But here's the interesting thing, you could get the exact same thing online, and often for cheaper, and if you buy enough you can get free shipping. What you also get, which is the reason I and many other people shop more and more online these days: No upselling.
We were required to ask every. single. person, even in the cafe, if they had a BN member card. "Oh, you're buying a cup of coffee for $1.40? Would you like a $25 membership card as well?" You can imagine how well that worked. This was not only incredibly irritating to the employees, but also to the customers. It slows down the line, it annoys people, and regular shoppers who didn't want the card were alienated every single time they chose to spend money there. For probably every 50 people who I asked if they wanted a card, maybe one person got one. So that's 49 pissed off folk, and one $25 membership card sale. Doesn't really seem worth it to me.
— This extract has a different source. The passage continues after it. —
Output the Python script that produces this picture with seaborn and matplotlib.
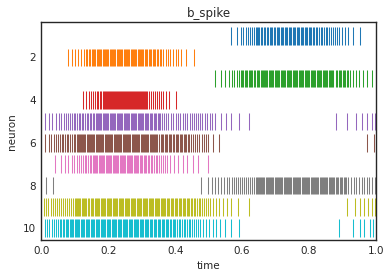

I realize that upselling at the register must work often enough that businesses see it as a worthwhile practice, but what they really should be doing is NOT PISSING OFF CUSTOMERS WHO CHOOSE TO COME INTO THE STORE.
Does anyone like being upsold? Does anyone actually think, you know, you're right, cashier, even though I told you that I only wanted a medium popcorn, I actually do want a large. You clearly know my mind better than I do. I go to Target often enough that I know all about the Target card. I've had one in the past, and you know what? The interest rate was ridiculous! Of course, they don't mention that at the register.
My most recent experience with upselling came at the movie theatre concessions stand. BF ordered us a medium popcorn. "Do you want a large?" The eager cashier asked. "No, I want a medium, like I ordered," he told her.
|If I can't finish a medium, why would I order a large!?!?!|
So, upselling is rude because you're basically calling the customer stupid, but in this case too she was so eager to sell him a large popcorn, that she interrupted the rest of his order and failed to ring up the Raisinettes. We stood there awkwardly until he asked, "Can I have my Raisinettes?" Then she had to ring them up, he had to dig for more cash, and all the people in line behind us had to wait longer.
In cases like these, you want to be rude to the cashier, who is just doing her job. She would get yelled at by her boss if she was caught not upselling, but she's also just as likely to get yelled at by customers for being incredibly annoying. As if cashiering isn't already a thankless, soul-crushing job.
I didn't go to business school, and I'm obviously not in the business of chasing profits, but I do shop out of necessity and for fun (sometimes). I can honestly say that stores that engage in aggressive upselling will lose my business, and I bet I'm not the only one who feels this way. When retailers are legitimately worried about physical stores turning a profit, they should not be irritating the customers who have made the effort to get in their cars and drive there. Gone are the days when the store was the only game in town, if I have the option of avoiding annoying upselling, I'll take it, and it seems many other people will as well.
Sorry for the rant, but it just amazes me that people who study sales techniques don't seem to think that pissing people off is a poor strategy. I long to live in a world without upselling, but I'm not holding my breath.
*I do realize that making purchase suggestions like online retailers do is a form of upselling, but it's less annoying and easier to ignore.